─── STORED ROWS ───

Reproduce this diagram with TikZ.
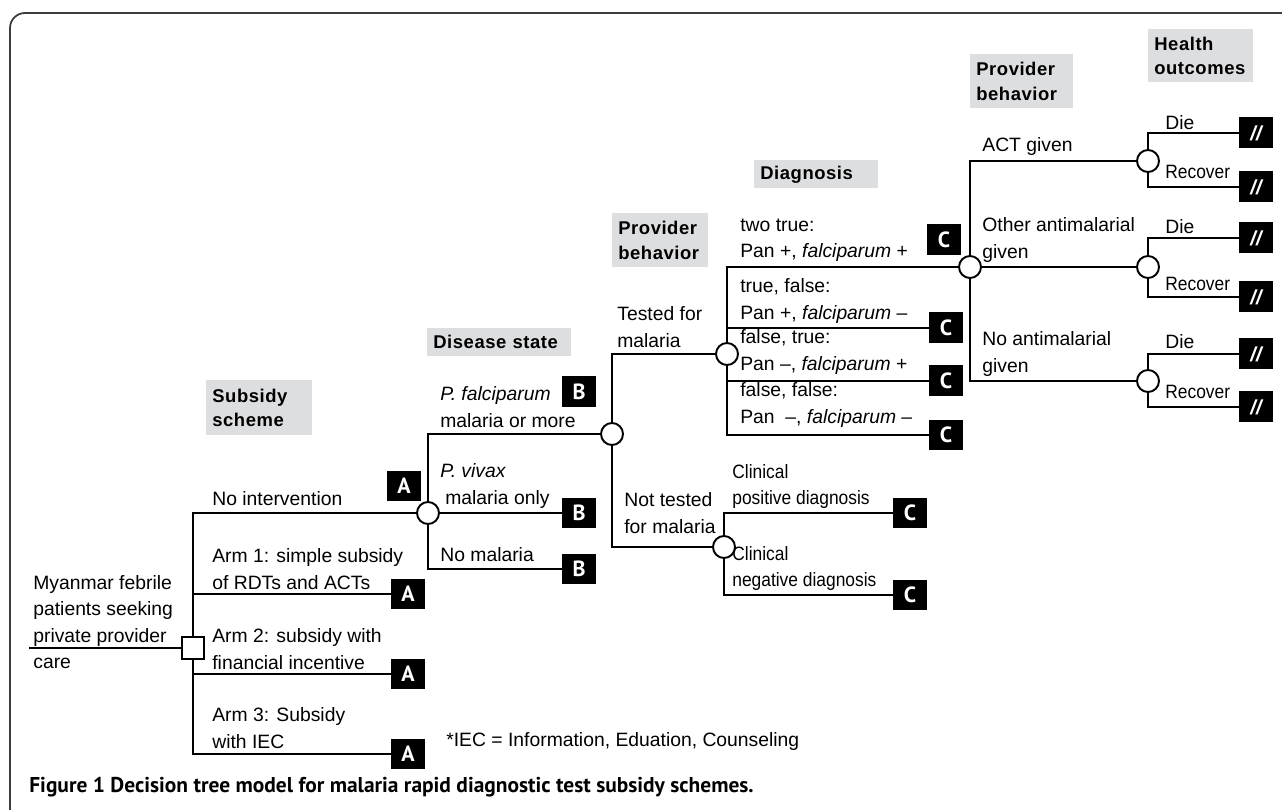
\documentclass[tikz,border=0pt]{standalone}
\usepackage{fontspec}
\setmainfont{Liberation Sans}
\newfontfamily\hdrfont[LetterSpace=3]{Liberation Sans}
\newfontfamily\tagfont{PT Sans}
\usetikzlibrary{positioning}
\definecolor{hdrgray}{RGB}{221,222,224}
\definecolor{framegray}{RGB}{60,60,60}
\def\lineW{1.5pt}
\def\tagW{0.68cm}
\def\tagH{0.62cm}
% narrower set labels
\newcommand{\narrowtxt}[1]{\scalebox{0.9}[1]{\begin{tabular}{@{}l@{}}#1\end{tabular}}}
\tikzset
{
  Branch/.style = {line width=\lineW},
  Chance/.style =
  {
    circle, draw, line width=1.1pt, fill=white,
    minimum size=0.44cm, inner sep=0pt,
  },
  Decision/.style =
  {
    rectangle, draw, line width=0.7pt, fill=white,
    minimum size=0.44cm, inner sep=0pt,
  },
  Tag/.style =
  {
    fill=black, text=white, minimum width=\tagW, minimum height=\tagH,
    inner sep=0pt, font=\tagfont\bfseries\fontsize{12.5}{12}\selectfont,
  },
  Outcome/.style = {Tag, font=\bfseries\itshape\fontsize{11.5}{11}\selectfont},
  Label/.style =
  {
    anchor=west, align=left, inner sep=0pt,
    font=\fontsize{11}{15}\selectfont,
  },
  Header/.style =
  {
    anchor=north west, fill=hdrgray, align=left, inner xsep=0.12cm,
    inner ysep=0pt, font=\hdrfont\bfseries\fontsize{10.5}{14}\selectfont,
  },
}

\begin{document}
\begin{tikzpicture}
[
  x=0.02cm, y=-0.02cm, % one unit = one pixel of the figure
]
\useasboundingbox (0,0) rectangle (1282,810);
\draw [framegray, line width=1pt, rounded corners=0.3cm] (10,850) -- (10,13) -- (1320,13);

% stage headers
\node (hSub)  [Header, text width=1.88cm, minimum height=1.1cm]  at (206,380) {Subsidy\\scheme};
\node (hDis)  [Header, text width=2.64cm, minimum height=0.56cm] at (427,328) {Disease state};
\node (hProA) [Header, text width=1.68cm, minimum height=1.08cm] at (612,213) {Provider\\behavior};
\node (hDia)  [Header, text width=2.24cm, minimum height=0.56cm] at (754,160) {Diagnosis};
\node (hProB) [Header, text width=1.82cm, minimum height=1.08cm] at (970,54)  {Provider\\behavior};
\node (hOut)  [Header, text width=1.86cm, minimum height=1.06cm] at (1148,29) {Health\\outcomes};

% decision and chance nodes
\coordinate (root) at (29,648);
\node (dec) [Decision] at (193,648) {};
\node (cNI) [Chance] at (428,513) {};
\node (cPF) [Chance] at (612,434) {};
\node (cT)  [Chance] at (727,354) {};
\node (cNT) [Chance] at (724,547) {};
\node (cTT) [Chance] at (970,267) {};
\node (cACT) [Chance] at (1148,161) {};
\node (cOA)  [Chance] at (1148,267) {};
\node (cNA)  [Chance] at (1148,381) {};

% end tags
\node (tA0) [Tag] at (404,486) {A};
\node (tA1) [Tag] at (408,594) {A};
\node (tA2) [Tag] at (408,674) {A};
\node (tA3) [Tag] at (408,754) {A};
\node (tBF) [Tag] at (579,392) {B};
\node (tBV) [Tag] at (579,513) {B};
\node (tBN) [Tag] at (579,569) {B};
\node (tC1) [Tag] at (944,240) {C};
\node (tC2) [Tag] at (946,328) {C};
\node (tC3) [Tag] at (946,381) {C};
\node (tC4) [Tag] at (946,435) {C};
\node (tCP) [Tag] at (910,513) {C};
\node (tCN) [Tag] at (910,595) {C};
\node (oD1) [Outcome] at (1256,133) {//};
\node (oR1) [Outcome] at (1256,187) {//};
\node (oD2) [Outcome] at (1256,238) {//};
\node (oR2) [Outcome] at (1256,297) {//};
\node (oD3) [Outcome] at (1256,354) {//};
\node (oR3) [Outcome] at (1256,407) {//};

% branches
\draw [Branch] (root) -- (dec.west);
\draw [Branch] (dec.north) |- (cNI.west);
\draw [Branch] (dec.north) |- (tA1.west);
\draw [Branch] (dec.south) |- (tA2.west);
\draw [Branch] (dec.south) |- (tA3.west);
\draw [Branch] (cNI.north) |- (cPF.west);
\draw [Branch] (cNI.east) -- (tBV.west);
\draw [Branch] (cNI.south) |- (tBN.west);
\draw [Branch] (cPF.north) |- (cT.west);
\draw [Branch] (cPF.south) |- (cNT.west);
\draw [Branch] (cT.north) |- (cTT.west);
\draw [Branch] (cT.north) |- (tC2.west);
\draw [Branch] (cT.south) |- (tC3.west);
\draw [Branch] (cT.south) |- (tC4.west);
\draw [Branch] (cNT.north) |- (tCP.west);
\draw [Branch] (cNT.south) |- (tCN.west);
\draw [Branch] (cTT.north) |- (cACT.west);
\draw [Branch] (cTT.east) -- (cOA.west);
\draw [Branch] (cTT.south) |- (cNA.west);
\draw [Branch] (cACT.north) |- (oD1.west);
\draw [Branch] (cACT.south) |- (oR1.west);
\draw [Branch] (cOA.north) |- (oD2.west);
\draw [Branch] (cOA.south) |- (oR2.west);
\draw [Branch] (cNA.north) |- (oD3.west);
\draw [Branch] (cNA.south) |- (oR3.west);

% branch labels
\node (lRoot) [Label] at (33,622) {Myanmar febrile\\patients seeking\\private provider\\care};
\node (lA0) [Label] at (212,499) {No intervention};
\node (lA1) [Label] at (212,569) {Arm 1: simple subsidy\\of RDTs and ACTs};
\node (lA2) [Label] at (212,649) {Arm 2: subsidy with\\financial incentive};
\node (lA3) [Label] at (212,728) {Arm 3: Subsidy\\with IEC};
\node (lPF) [Label] at (440,407) {\textit{P. falciparum}\\malaria or more};
\node (lPV) [Label] at (440,486) {\textit{P. vivax}\\\hspace{0.1cm}malaria only};
\node (lNM) [Label] at (440,555) {No malaria};
\node (lT)  [Label] at (617,327) {Tested for\\malaria};
\node (lNT) [Label] at (624,513) {Not tested\\for malaria};
\node (lCP) [Label] at (732,486) {\narrowtxt{Clinical\\positive diagnosis}};
\node (lCN) [Label] at (732,568) {\narrowtxt{Clinical\\negative diagnosis}};
\node (lTT) [Label] at (740,240) {two true:\\Pan +, \textit{falciparum} +};
\node (lTF) [Label] at (740,301) {true, false:\\Pan +, \textit{falciparum} \textendash};
\node (lFT) [Label] at (740,352) {false, true:\\Pan \textendash, \textit{falciparum} +};
\node (lFF) [Label] at (740,405) {false, false:\\Pan\ \ \textendash, \textit{falciparum} \textendash};
\node (lACT) [Label] at (982,147) {ACT given};
\node (lOA)  [Label] at (982,240) {Other antimalarial\\given};
\node (lNA)  [Label] at (982,354) {No antimalarial\\given};
\node (lD1) [Label] at (1165,123) {Die};
\node (lR1) [Label] at (1165,173) {\narrowtxt{Recover}};
\node (lD2) [Label] at (1165,227) {Die};
\node (lR2) [Label] at (1165,285) {\narrowtxt{Recover}};
\node (lD3) [Label] at (1165,342) {Die};
\node (lR3) [Label] at (1165,393) {\narrowtxt{Recover}};

\node (note) [Label] at (446,742) {*IEC = Information, Eduation, Counseling};
\node (caption) [Label, font=\tagfont\bfseries\fontsize{12.2}{13}\selectfont] at (29,787)
  {Figure 1 Decision tree model for malaria rapid diagnostic test subsidy schemes.};
\end{tikzpicture}
\end{document}
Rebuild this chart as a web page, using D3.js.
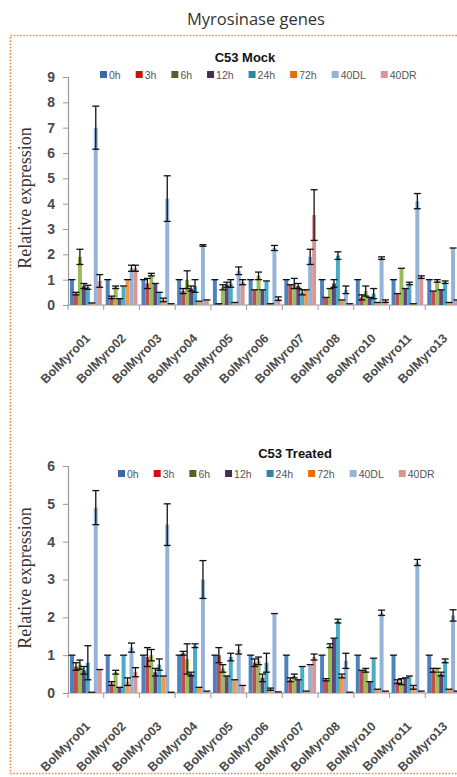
<!DOCTYPE html>
<html lang="en">
<head>
<meta charset="UTF-8">
<title>Myrosinase genes</title>
<style>
    body { margin: 0; padding: 0; background: #fff; }
    svg { display: block; }
    .tick-label { font-family: "Liberation Sans", Arial, sans-serif; font-weight: bold; fill: #4a4a4a; }
</style>
</head>
<body>
<svg id="chart" width="457" height="777"></svg>

<script src="https://d3js.org/d3.v7.min.js"></script>
<script>
// genes on the x axis
var genes = ["BolMyro01", "BolMyro02", "BolMyro03", "BolMyro04", "BolMyro05", "BolMyro06",
             "BolMyro07", "BolMyro08", "BolMyro10", "BolMyro11", "BolMyro13"];
// time points / tissues (legend)
var series = ["0h", "3h", "6h", "12h", "24h", "72h", "40DL", "40DR"];

// C53 Mock: one row per gene, one value per series
var mockMeans = [
    [1.0, 0.45, 1.9, 0.75, 0.7, 0.08, 7.0, 0.95],
    [1.0, 0.3, 0.7, 0.25, 0.75, 1.0, 1.45, 1.45],
    [1.0, 0.85, 1.2, 0.85, 0.5, 0.2, 4.2, 0.05],
    [1.0, 0.55, 1.0, 0.65, 0.75, 0.15, 2.35, 0.2],
    [1.0, 0.05, 0.7, 0.8, 0.85, 0.1, 1.35, 0.9],
    [1.0, 0.6, 1.15, 0.6, 0.95, 0.05, 2.25, 0.25],
    [1.0, 0.8, 0.85, 0.75, 0.5, 0.6, 1.9, 3.55],
    [1.0, 0.3, 0.65, 0.85, 1.95, 0.2, 0.6, 0.05],
    [1.0, 0.3, 0.55, 0.3, 0.45, 0.1, 1.85, 0.15],
    [1.0, 0.45, 1.45, 0.65, 0.85, 0.05, 4.1, 1.1],
    [1.0, 0.55, 0.95, 0.6, 0.9, 0.1, 2.25, 0.2]
];
var mockErrors = [
    [0, 0.05, 0.3, 0.1, 0.08, 0, 0.85, 0.25],
    [0, 0.05, 0.05, 0, 0, 0, 0.12, 0.12],
    [0, 0.2, 0.05, 0, 0, 0.07, 0.9, 0],
    [0, 0.1, 0.35, 0.1, 0.25, 0, 0.03, 0],
    [0, 0, 0.1, 0.1, 0.15, 0, 0.15, 0.1],
    [0, 0, 0.15, 0, 0, 0, 0.1, 0.07],
    [0, 0, 0.2, 0.1, 0.1, 0, 0.3, 1.0],
    [0, 0, 0, 0.15, 0.15, 0, 0.15, 0],
    [0, 0.1, 0.2, 0, 0.2, 0, 0.05, 0.05],
    [0, 0, 0, 0, 0.05, 0, 0.3, 0.05],
    [0, 0, 0.05, 0, 0.05, 0, 0, 0]
];

// C53 Treated
var treatedMeans = [
    [1.0, 0.7, 0.75, 0.6, 0.8, 0.02, 4.9, 0.62],
    [1.0, 0.25, 0.55, 0.15, 1.0, 0.3, 1.2, 0.55],
    [1.0, 0.95, 1.0, 0.55, 0.75, 0.45, 4.45, 0.02],
    [1.0, 1.05, 0.9, 0.5, 1.25, 0.15, 3.0, 0.05],
    [1.0, 1.0, 0.65, 0.45, 0.95, 0.35, 1.15, 0.2],
    [1.0, 0.8, 0.85, 0.4, 0.8, 0.1, 2.1, 0.03],
    [1.0, 0.35, 0.45, 0.35, 0.7, 0.05, 0.75, 0.95],
    [1.0, 0.35, 1.25, 1.45, 1.9, 0.45, 0.85, 0.02],
    [1.0, 0.6, 0.6, 0.3, 0.92, 0.1, 2.12, 0.05],
    [1.0, 0.3, 0.3, 0.4, 0.45, 0.15, 3.45, 0.05],
    [1.0, 0.6, 0.65, 0.5, 0.85, 0.1, 2.05, 0.05]
];
var treatedErrors = [
    [0, 0.1, 0.12, 0.1, 0.45, 0, 0.45, 0],
    [0, 0.05, 0.05, 0, 0, 0.1, 0.12, 0.12],
    [0, 0.25, 0.15, 0.1, 0.15, 0, 0.55, 0],
    [0, 0.05, 0.4, 0.05, 0.05, 0, 0.5, 0],
    [0, 0.2, 0.1, 0, 0.1, 0, 0.12, 0],
    [0, 0.1, 0.1, 0.1, 0.25, 0.03, 0, 0],
    [0, 0.05, 0.05, 0, 0, 0, 0, 0.08],
    [0, 0.03, 0.05, 0, 0.05, 0.05, 0.2, 0],
    [0, 0, 0.05, 0, 0, 0, 0.07, 0],
    [0, 0.05, 0.08, 0, 0, 0.05, 0.08, 0],
    [0, 0.05, 0, 0.05, 0.05, 0, 0.15, 0]
];

var mockTicks = [0, 1, 2, 3, 4, 5, 6, 7, 8, 9];
var treatedTicks = [0, 1, 2, 3, 4, 5, 6];

var colors = ["#4F81BD", "#C0504D", "#9BBB59", "#5F497A", "#4BACC6", "#F79646", "#95B3D7", "#D99694"];
var legendColors = ["#3A68A8", "#D01010", "#4F6228", "#3F3151", "#31859C", "#E46C0A", "#95B3D7", "#D99694"];

var svg = d3.select("#chart");

// dotted orange frame
svg.append("rect")
    .attr("x", 10.5).attr("y", 35.5)
    .attr("width", 470).attr("height", 738)
    .attr("fill", "none")
    .attr("stroke", "#E98A3C")
    .attr("stroke-width", 1.6)
    .attr("stroke-dasharray", "1.6,1.6");

svg.append("text")
    .attr("x", 256).attr("y", 25)
    .attr("text-anchor", "middle")
    .style("font-family", "'Open Sans', 'Liberation Sans', sans-serif")
    .style("font-size", "16.5px")
    .attr("fill", "#333")
    .text("Myrosinase genes");

function drawPanel(p) {
    var g = svg.append("g");
    var x = d3.scaleBand().domain(genes).range([68, 461]);
    var xs = d3.scaleBand().domain(series).range([2, x.bandwidth() - 2]);
    var y = d3.scaleLinear().domain([0, p.max]).range([p.y0, p.yTop]);

    // y axis
    var yAxis = g.append("g")
        .attr("transform", "translate(68,0)")
        .call(d3.axisLeft(y).tickValues(p.ticks).tickFormat(d3.format("d")).tickSize(5).tickPadding(8));
    yAxis.select(".domain").attr("stroke", "#999").attr("stroke-width", 1.2);
    yAxis.selectAll(".tick line").attr("stroke", "#999");
    yAxis.selectAll(".tick text").attr("class", "tick-label").style("font-size", "14px");

    // x axis, ticks between groups
    var edges = genes.map(function (d) { return x(d); }).concat([x.range()[1]]);
    var xAxis = g.append("g").attr("transform", "translate(0," + p.y0 + ")");
    xAxis.append("line").attr("x1", 68).attr("x2", 461)
        .attr("stroke", "#999").attr("stroke-width", 1.2);
    xAxis.selectAll("line.tk").data(edges).enter().append("line")
        .attr("class", "tk")
        .attr("x1", function (d) { return d; }).attr("x2", function (d) { return d; })
        .attr("y1", 0).attr("y2", 5).attr("stroke", "#999");
    xAxis.selectAll("text").data(genes).enter().append("text")
        .attr("class", "tick-label")
        .style("font-size", "12.5px")
        .attr("text-anchor", "end")
        .attr("transform", function (d) {
            return "translate(" + (x(d) + x.bandwidth() / 2 + 5) + ",34) rotate(-45)";
        })
        .text(function (d) { return d; });

    // bars
    var rows = [];
    genes.forEach(function (gene, i) {
        series.forEach(function (s, j) {
            rows.push({ gene: gene, s: s, j: j, v: p.means[i][j], e: p.errors[i][j] });
        });
    });
    g.selectAll("rect.bar").data(rows).enter().append("rect")
        .attr("class", "bar")
        .attr("x", function (d) { return x(d.gene) + xs(d.s); })
        .attr("y", function (d) { return y(d.v); })
        .attr("width", xs.bandwidth())
        .attr("height", function (d) { return y(0) - y(d.v); })
        .attr("fill", function (d) { return colors[d.j]; });

    // error bars
    var eb = g.selectAll("g.err").data(rows).enter().append("g").attr("class", "err")
        .attr("stroke", "#111").attr("stroke-width", 1.3);
    eb.append("line")
        .attr("x1", function (d) { return x(d.gene) + xs(d.s) + xs.bandwidth() / 2; })
        .attr("x2", function (d) { return x(d.gene) + xs(d.s) + xs.bandwidth() / 2; })
        .attr("y1", function (d) { return y(d.v + d.e); })
        .attr("y2", function (d) { return y(Math.max(0, d.v - d.e)); });
    eb.append("line")
        .attr("x1", function (d) { return x(d.gene) + xs(d.s) + xs.bandwidth() / 2 - 3.5; })
        .attr("x2", function (d) { return x(d.gene) + xs(d.s) + xs.bandwidth() / 2 + 3.5; })
        .attr("y1", function (d) { return y(d.v + d.e); })
        .attr("y2", function (d) { return y(d.v + d.e); });
    eb.filter(function (d) { return d.e > 0; }).append("line")
        .attr("x1", function (d) { return x(d.gene) + xs(d.s) + xs.bandwidth() / 2 - 3.5; })
        .attr("x2", function (d) { return x(d.gene) + xs(d.s) + xs.bandwidth() / 2 + 3.5; })
        .attr("y1", function (d) { return y(Math.max(0, d.v - d.e)); })
        .attr("y2", function (d) { return y(Math.max(0, d.v - d.e)); });

    // y label
    g.append("text")
        .attr("transform", "translate(31," + p.labelY + ") rotate(-90)")
        .attr("text-anchor", "middle")
        .style("font-family", "'Liberation Serif', 'Times New Roman', serif")
        .style("font-size", "18px")
        .attr("fill", "#333")
        .text("Relative expression");

    // panel title
    g.append("text")
        .attr("x", p.titleX).attr("y", p.titleY)
        .attr("text-anchor", "middle")
        .style("font-family", "'Liberation Sans', Arial, sans-serif")
        .style("font-weight", "bold")
        .style("font-size", "13px")
        .attr("fill", "#111")
        .text(p.title);

    // legend
    var lx = p.legendX;
    series.forEach(function (s, j) {
        g.append("rect")
            .attr("x", lx).attr("y", p.legendY - 4)
            .attr("width", 7).attr("height", 7)
            .attr("fill", legendColors[j]);
        var t = g.append("text")
            .attr("x", lx + 9).attr("y", p.legendY + 3.5)
            .style("font-family", "'Liberation Sans', Arial, sans-serif")
            .style("font-size", "10.5px")
            .attr("fill", "#555")
            .text(s);
        lx += 9 + t.node().getComputedTextLength() + 15;
    });
}

drawPanel({
    title: "C53 Mock", titleX: 245, titleY: 62,
    legendX: 100, legendY: 75,
    means: mockMeans, errors: mockErrors, ticks: mockTicks,
    max: 9, y0: 305, yTop: 77, labelY: 198
});

drawPanel({
    title: "C53 Treated", titleX: 295, titleY: 458,
    legendX: 118, legendY: 474,
    means: treatedMeans, errors: treatedErrors, ticks: treatedTicks,
    max: 6, y0: 693, yTop: 466, labelY: 578
});
</script>
</body>
</html>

───

● OBJECTIVE
Only the lines from the top of the data through the line with "(10,13) -- (1320,13);" should be quoted, exactly and with both ends kept; skip the pictures.

● TASK RESPONSE
Reproduce this diagram with TikZ.
\documentclass[tikz,border=0pt]{standalone}
\usepackage{fontspec}
\setmainfont{Liberation Sans}
\newfontfamily\hdrfont[LetterSpace=3]{Liberation Sans}
\newfontfamily\tagfont{PT Sans}
\usetikzlibrary{positioning}
\definecolor{hdrgray}{RGB}{221,222,224}
\definecolor{framegray}{RGB}{60,60,60}
\def\lineW{1.5pt}
\def\tagW{0.68cm}
\def\tagH{0.62cm}
% narrower set labels
\newcommand{\narrowtxt}[1]{\scalebox{0.9}[1]{\begin{tabular}{@{}l@{}}#1\end{tabular}}}
\tikzset
{
  Branch/.style = {line width=\lineW},
  Chance/.style =
  {
    circle, draw, line width=1.1pt, fill=white,
    minimum size=0.44cm, inner sep=0pt,
  },
  Decision/.style =
  {
    rectangle, draw, line width=0.7pt, fill=white,
    minimum size=0.44cm, inner sep=0pt,
  },
  Tag/.style =
  {
    fill=black, text=white, minimum width=\tagW, minimum height=\tagH,
    inner sep=0pt, font=\tagfont\bfseries\fontsize{12.5}{12}\selectfont,
  },
  Outcome/.style = {Tag, font=\bfseries\itshape\fontsize{11.5}{11}\selectfont},
  Label/.style =
  {
    anchor=west, align=left, inner sep=0pt,
    font=\fontsize{11}{15}\selectfont,
  },
  Header/.style =
  {
    anchor=north west, fill=hdrgray, align=left, inner xsep=0.12cm,
    inner ysep=0pt, font=\hdrfont\bfseries\fontsize{10.5}{14}\selectfont,
  },
}

\begin{document}
\begin{tikzpicture}
[
  x=0.02cm, y=-0.02cm, % one unit = one pixel of the figure
]
\useasboundingbox (0,0) rectangle (1282,810);
\draw [framegray, line width=1pt, rounded corners=0.3cm] (10,850) -- (10,13) -- (1320,13);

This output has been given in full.